Are you the proud owner of a senior pet? It’s important to remember that while getting older isn’t optional, age is not a disease. Your senior pet may need a little more TLC than their younger counterparts, but they can still live an active, happy, and comfortable life for years to come. Your veterinarian can help make this happen. 

What is a Senior Pet?

Generally speaking, pets who have reached the age of 7 are considered senior, although this varies with breed and species. Your veterinarian can help you determine which life stages your pet has reached – one reason annual preventive care exams are so important. 

It Starts With A Veterinary Visit

If you’ve been noticing your senior pet “slowing down,” you might be chalking it up to old age. Just like humans, aging means they are at risk for certain conditions that come with an aging body.

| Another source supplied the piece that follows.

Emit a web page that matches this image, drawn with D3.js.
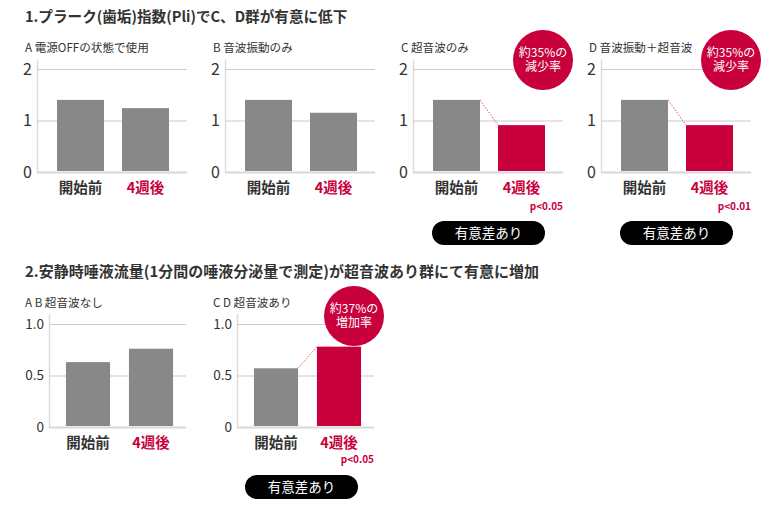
<!DOCTYPE html>
<html><head><meta charset="utf-8">
<script src="https://cdn.jsdelivr.net/npm/d3@7"></script>
<style>
html,body{margin:0;padding:0;background:#fff;}
svg{display:block;font-family:"Noto Sans CJK JP","Noto Sans",sans-serif;}
</style></head>
<body>
<svg id="chart" width="770" height="510"></svg>
<script>
// ---- data ----
const categories = ["開始前", "4週後"];

const title1 = "1.プラーク(歯垢)指数(Pli)でC、D群が有意に低下";
const pliPanels = ["A 電源OFFの状態で使用", "B 音波振動のみ", "C 超音波のみ", "D 音波振動＋超音波"];
const pliBefore = [1.40, 1.40, 1.40, 1.40];
const pliAfter = [1.24, 1.15, 0.91, 0.91];
const pliTicks = [0, 1, 2];
const pliTickLabels = ["0", "1", "2"];
const pliP = [null, null, "p<0.05", "p<0.01"];
const pliBadge = [null, null, ["約35%の", "減少率"], ["約35%の", "減少率"]];

const title2 = "2.安静時唾液流量(1分間の唾液分泌量で測定)が超音波あり群にて有意に増加";
const salPanels = ["A B 超音波なし", "C D 超音波あり"];
const salBefore = [0.63, 0.57];
const salAfter = [0.76, 0.78];
const salTicks = [0, 0.5, 1.0];
const salTickLabels = ["0", "0.5", "1.0"];
const salP = [null, "p<0.05"];
const salBadge = [null, ["約37%の", "増加率"]];

const badgeText = "有意差あり";

// ---- style ----
const RED = "#c8003c", GRAY = "#888888", TXT = "#333333", GRID = "#cccccc";
const svg = d3.select("#chart");

svg.append("text").attr("x", 25).attr("y", 22).attr("font-size", 14.6).attr("font-weight", "bold")
  .attr("fill", TXT).text(title1);
svg.append("text").attr("x", 25).attr("y", 277).attr("font-size", 15).attr("font-weight", "bold")
  .attr("fill", TXT).text(title2);

function panel(cfg) {
  const g = svg.append("g");
  const x0 = cfg.x0, w = cfg.w;
  const y = d3.scaleLinear().domain([0, cfg.ymax]).range([cfg.yBase, cfg.yBase - cfg.unit * cfg.ymax]);
  const x = d3.scaleBand().domain(categories).range([x0 + cfg.bandStart, x0 + cfg.bandStart + cfg.bandW])
    .paddingInner(cfg.pad).paddingOuter(cfg.pad / 2);

  g.append("text").attr("x", x0 - cfg.subOff).attr("y", cfg.subY).attr("font-size", 11.6)
    .attr("fill", TXT).text(cfg.sub);

  // y axis + grid
  const ya = g.append("g").attr("transform", `translate(${x0},0)`)
    .call(d3.axisLeft(y).tickValues(cfg.ticks).tickFormat((d, i) => cfg.tickLabels[i])
      .tickSize(-w).tickSizeOuter(0).tickPadding(5));
  ya.select(".domain").attr("stroke", "#dddddd").attr("stroke-width", 1.5);
  ya.selectAll(".tick line").attr("stroke", GRID).attr("stroke-width", 1.2);
  ya.selectAll(".tick text").attr("font-size", cfg.tickFont).attr("fill", TXT)
    .attr("font-family", "'Noto Sans CJK JP',sans-serif");
  ya.selectAll(".tick").filter(d => d === 0).select("line").attr("stroke", "#d8d8d8").attr("stroke-width", 2);

  const vals = [cfg.before, cfg.after];
  g.selectAll("rect.bar").data(vals).join("rect").attr("class", "bar")
    .attr("x", (d, i) => x(categories[i])).attr("width", x.bandwidth())
    .attr("y", d => y(d)).attr("height", d => y(0) - y(d) - 1)
    .attr("fill", (d, i) => (i === 1 && cfg.sig) ? RED : GRAY);

  // x labels
  const xa = g.append("g").attr("transform", `translate(0,${cfg.labelY})`)
    .call(d3.axisBottom(x).tickSize(0).tickPadding(0));
  xa.select(".domain").remove();
  xa.selectAll(".tick text").attr("font-size", 14.5).attr("font-weight", "bold").attr("dy", 0)
    .attr("font-family", "'Noto Sans CJK JP',sans-serif")
    .attr("fill", (d, i) => i === 1 ? RED : TXT);

  if (cfg.sig) {
    g.append("line")
      .attr("x1", x(categories[0]) + x.bandwidth()).attr("y1", y(cfg.before))
      .attr("x2", x(categories[1])).attr("y2", y(cfg.after))
      .attr("stroke", "#e8506a").attr("stroke-width", 1).attr("stroke-dasharray", "1.5,1.5");
    g.append("text").attr("x", x0 + w).attr("y", cfg.pY).attr("text-anchor", "end")
      .attr("font-size", 10).attr("font-weight", "bold").attr("fill", RED).text(cfg.p);
    // badge
    g.append("circle").attr("cx", cfg.cx).attr("cy", cfg.cy).attr("r", 30).attr("fill", RED);
    const bt = g.append("text").attr("text-anchor", "middle").attr("font-size", 12).attr("fill", "#fff");
    cfg.badge.forEach((t, i) => {
      bt.append("tspan").attr("x", cfg.cx).attr("y", cfg.cy - 3.5 + i * 14).text(t);
    });
    // pill
    g.append("rect").attr("x", cfg.pillX).attr("y", cfg.pillY).attr("width", 113).attr("height", 24)
      .attr("rx", 12).attr("fill", "#000");
    g.append("text").attr("x", cfg.pillX + 56.5).attr("y", cfg.pillY + 17).attr("text-anchor", "middle")
      .attr("font-size", 13.5).attr("fill", "#fff").text(badgeText);
  }
}

pliPanels.forEach((s, i) => {
  const x0 = 37 + i * 188;
  panel({
    x0, w: 150, sub: s, subOff: 12, subY: 52, ymax: 2.2, yBase: 172, unit: 51.5,
    ticks: pliTicks, tickLabels: pliTickLabels, tickFont: 16,
    bandStart: 11, bandW: 130, pad: 18 / 65,
    before: pliBefore[i], after: pliAfter[i], sig: !!pliP[i], p: pliP[i], pY: 210,
    labelY: 193, badge: pliBadge[i], cx: x0 + 130, cy: 60, pillX: x0 + 19, pillY: 221
  });
});

salPanels.forEach((s, i) => {
  const x0 = 49 + i * 188;
  panel({
    x0, w: 137, sub: s, subOff: 24, subY: 307, ymax: 1.1, yBase: 427, unit: 103,
    ticks: salTicks, tickLabels: salTickLabels, tickFont: 13.5,
    bandStart: 7.5, bandW: 126, pad: 0.3,
    before: salBefore[i], after: salAfter[i], sig: !!salP[i], p: salP[i], pY: 463,
    labelY: 448, badge: salBadge[i], cx: x0 + 117, cy: 316, pillX: x0 + 8, pillY: 475
  });
});
</script>
</body></html>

But solid preventive care can keep them robust and thriving.

The components of a senior wellness exam consist of:

  • A nose to tail examination
  • Comparing a baseline of health from previous exams to get a picture of any changes
  • Adjusting lifestyle to manage any conditions, like weight gain
  • Cognition and behavioral assessment
  • Using screening tests and diagnostics to look closely at their health
  • Dental evaluation 

Early Detection of Disease

In addition to a physical examination, we’ll recommend specific screening tests to look for early signs of disease.  Pets are masters at hiding signs of discomfort and disease, and screening tests allow us to find small problems early and treat them before full blown disease occurs. This makes for a happier and more comfortable pet, and is less expensive for you in the long run. 

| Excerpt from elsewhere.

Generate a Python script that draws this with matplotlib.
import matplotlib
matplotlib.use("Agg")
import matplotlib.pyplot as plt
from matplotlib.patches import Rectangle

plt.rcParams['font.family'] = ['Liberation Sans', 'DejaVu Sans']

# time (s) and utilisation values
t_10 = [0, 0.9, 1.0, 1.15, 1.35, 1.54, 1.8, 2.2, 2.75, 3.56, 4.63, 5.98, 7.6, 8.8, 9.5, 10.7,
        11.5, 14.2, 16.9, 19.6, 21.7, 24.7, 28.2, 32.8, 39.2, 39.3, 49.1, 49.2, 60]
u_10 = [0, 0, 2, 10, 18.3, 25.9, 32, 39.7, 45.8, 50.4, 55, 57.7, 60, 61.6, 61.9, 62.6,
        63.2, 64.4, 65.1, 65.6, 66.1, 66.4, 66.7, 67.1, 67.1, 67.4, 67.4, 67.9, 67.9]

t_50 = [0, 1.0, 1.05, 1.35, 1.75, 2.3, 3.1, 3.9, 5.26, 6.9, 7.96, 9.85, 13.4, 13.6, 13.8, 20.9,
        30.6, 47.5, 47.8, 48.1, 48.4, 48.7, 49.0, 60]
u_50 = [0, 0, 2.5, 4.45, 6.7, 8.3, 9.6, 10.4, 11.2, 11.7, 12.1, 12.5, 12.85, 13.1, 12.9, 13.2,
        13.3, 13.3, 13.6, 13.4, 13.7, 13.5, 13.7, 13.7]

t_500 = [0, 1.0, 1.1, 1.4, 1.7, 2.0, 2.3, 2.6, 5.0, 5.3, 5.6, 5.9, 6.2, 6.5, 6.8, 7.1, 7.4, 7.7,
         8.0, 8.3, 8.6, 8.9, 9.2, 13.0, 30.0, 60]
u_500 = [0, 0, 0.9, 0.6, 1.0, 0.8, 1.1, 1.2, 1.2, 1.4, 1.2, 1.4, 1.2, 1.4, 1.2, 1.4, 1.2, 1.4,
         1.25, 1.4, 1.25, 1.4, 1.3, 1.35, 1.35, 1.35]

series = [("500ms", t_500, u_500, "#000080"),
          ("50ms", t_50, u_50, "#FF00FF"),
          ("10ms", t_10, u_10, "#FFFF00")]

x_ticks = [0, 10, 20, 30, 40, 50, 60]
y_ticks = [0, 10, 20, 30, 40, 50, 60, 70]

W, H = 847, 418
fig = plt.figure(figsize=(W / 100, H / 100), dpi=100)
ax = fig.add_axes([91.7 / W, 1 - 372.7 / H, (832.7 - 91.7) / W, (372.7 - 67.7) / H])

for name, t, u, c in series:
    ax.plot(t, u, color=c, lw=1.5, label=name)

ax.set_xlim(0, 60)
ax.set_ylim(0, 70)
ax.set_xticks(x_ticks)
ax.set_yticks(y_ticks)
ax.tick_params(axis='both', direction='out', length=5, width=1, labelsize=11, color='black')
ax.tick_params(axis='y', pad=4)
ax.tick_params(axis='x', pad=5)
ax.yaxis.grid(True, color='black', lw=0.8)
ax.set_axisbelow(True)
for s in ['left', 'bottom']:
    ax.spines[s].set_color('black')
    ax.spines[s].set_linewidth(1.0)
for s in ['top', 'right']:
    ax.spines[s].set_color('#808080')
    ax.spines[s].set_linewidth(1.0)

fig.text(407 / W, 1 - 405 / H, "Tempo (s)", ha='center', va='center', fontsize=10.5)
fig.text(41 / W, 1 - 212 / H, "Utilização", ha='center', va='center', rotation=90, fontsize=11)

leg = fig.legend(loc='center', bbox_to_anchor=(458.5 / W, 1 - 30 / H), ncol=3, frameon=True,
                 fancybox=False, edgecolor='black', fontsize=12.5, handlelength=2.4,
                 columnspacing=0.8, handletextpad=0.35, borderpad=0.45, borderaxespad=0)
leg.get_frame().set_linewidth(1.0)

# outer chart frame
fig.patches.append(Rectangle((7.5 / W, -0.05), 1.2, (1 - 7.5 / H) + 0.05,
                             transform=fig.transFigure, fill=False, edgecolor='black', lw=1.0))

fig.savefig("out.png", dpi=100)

Some of the conditions we can catch early with screening tests include:

  • Diabetes
  • Cancer
  • Kidney disease
  • Liver disease
  • Heart disease
  • Hypothyroidism
  • Hyperthyroidism
  • Cushing’s disease
  • Addison’s disease
  • Arthritis and joint disease
  • Dental disease
  • Cataracts

Special Attention For Your Senior Pet

When your pet is a  senior, it’s important to pay special attention to their behavior and activity level to know if they need your help. Watch for any changes, including:

  • Changes in weight (especially weight loss)
  • Changes in appetite (less or more)
  • Increased drinking
  • Increased urination
  • New lumps, bumps, or swelling
  • Cloudy eyes
  • Persistent cough
  • Foul mouth odor
  • Difficulty getting up, going up or down stairs, or getting into the car
  • Hiding more than usual
  • Increased vocalization
  • House soiling
  • Difficulty breathing, or panting while at rest
  • Increased sensitivity to noise
  • Bouts of weakness

Give Them Comfort

Once your senior pet’s urgent health problems have been addressed, you and your veterinarian can work on a supportive care plan, most of which you can do at home. Senior pets will benefit from certain small changes to their environment.

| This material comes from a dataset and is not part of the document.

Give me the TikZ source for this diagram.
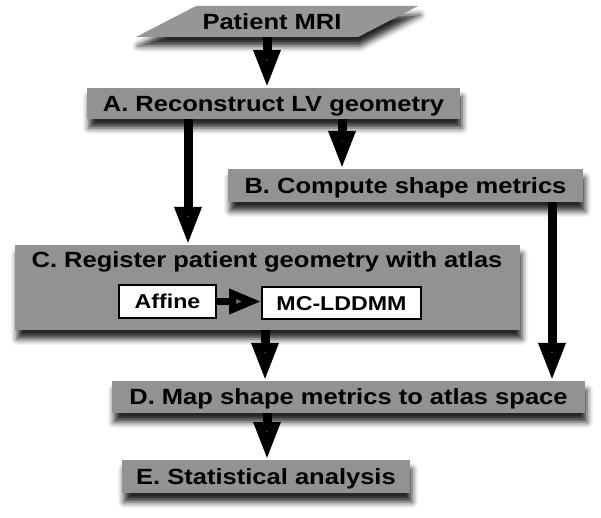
\documentclass[tikz,border=0pt]{standalone}
\usepackage{fontspec}
\newfontfamily\labfont[FakeStretch=1.16]{Liberation Sans}
\usetikzlibrary{arrows.meta,shadows.blur}
\definecolor{boxgray}{RGB}{146,146,146}
\definecolor{paragray}{RGB}{150,150,150}
\tikzset{
  myshadow/.style={blur shadow={shadow xshift=2pt, shadow yshift=-9pt, shadow blur radius=6pt, shadow opacity=85}},
  bigfont/.style={font=\labfont\bfseries\fontsize{22}{26}\selectfont, text height=15.75pt, text depth=0pt},
  procbox/.style={bigfont, fill=boxgray, inner sep=0pt, myshadow},
  subbox/.style={fill=white, draw=black, line width=2pt, inner sep=0pt,
    font=\labfont\bfseries\fontsize{20}{24}\selectfont, text height=14.3pt, text depth=0pt},
  bigarrow/.style={line width=9pt, -{Triangle[width=25pt,length=38pt]}},
  smallarrow/.style={line width=7pt, -{Triangle[width=24pt,length=32pt]}},
}
\begin{document}
\begin{tikzpicture}[x=1pt,y=-1pt]
\useasboundingbox (0,0) rectangle (601,518);
% input parallelogram
\fill[paragray, myshadow] (136,37) -- (358,37) -- (418,6) -- (196,6) -- cycle;
\node[bigfont, inner sep=0pt, minimum height=31pt] (mri) at (272,21.5) {Patient MRI};
% process boxes
\node[procbox, minimum width=373pt, minimum height=31pt] (a) at (273.5,103.5) {A. Reconstruct LV geometry};
\node[procbox, minimum width=355pt, minimum height=33pt] (b) at (405.5,185.5) {B. Compute shape metrics};
\node[procbox, minimum width=505pt, minimum height=85pt] (c) at (267.5,287.5) {};
\node[bigfont, inner sep=0pt] (ctitle) at (267,260) {C. Register patient geometry with atlas};
\node[subbox, minimum width=97pt, minimum height=33pt] (aff) at (167.5,301.5) {Affine};
\node[subbox, minimum width=159pt, minimum height=32pt] (mc) at (341.5,303) {MC-LDDMM};
\node[procbox, minimum width=473pt, minimum height=32pt] (d) at (348.5,397) {D. Map shape metrics to atlas space};
\node[procbox, minimum width=288pt, minimum height=33pt] (e) at (266,476.5) {E. Statistical analysis};
% arrow columns
\coordinate (k1) at (267,0);
\coordinate (k2) at (342,0);
\coordinate (k3) at (188,0);
\coordinate (k4) at (265,0);
\coordinate (k5) at (552,0);
\coordinate (k6) at (267,0);
% connectors
\draw[bigarrow] (mri.south -| k1) -- (a.north -| k1);
\draw[bigarrow] (a.south -| k2) -- (b.north -| k2);
\draw[bigarrow] (a.south -| k3) -- (c.north -| k3);
\draw[smallarrow] (aff.east) -- (mc.west |- aff.east);
\draw[bigarrow] (c.south -| k4) -- (d.north -| k4);
\draw[bigarrow] (b.south -| k5) -- (d.north -| k5);
\draw[bigarrow] (d.south -| k6) -- (e.north -| k6);
\end{tikzpicture}
\end{document}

Diet and nutrition. Most senior pets will benefit from a diet formulated specifically for seniors. Your veterinarian or veterinary nutritionist can help determine what brand and formulation will benefit your pet the best. Some pets can also gain health advantages from certain supplements like fish oil and glucosamine. 

Move, move, move. Seniors are prone to obesity and may not move around as much as younger pets. Exercise is important not only to maintain a healthy weight, but also to lubricate joints, aid digestion, and provide mental stimulation. If your pet has arthritis, ask us about laser therapy, massage, and swimming to keep them active and comfortable. Keep up with a sensible and regular exercise plan for your senior and watch them thrive.

Love and TLC. As your pet ages, she might be prone to cognitive and behavioral changes. A stable routine of feeding, walks, and bathroom breaks will help support her. Spending quality time with you will go a long way towards keeping her healthy and happy, too. Senior pets also need mental enrichment as much as younger pets in order to avoid boredom. Engage with her often, teach her a new trick, play with toys, or try a new outing together. Your senior pet will appreciate this added activity, and so will you!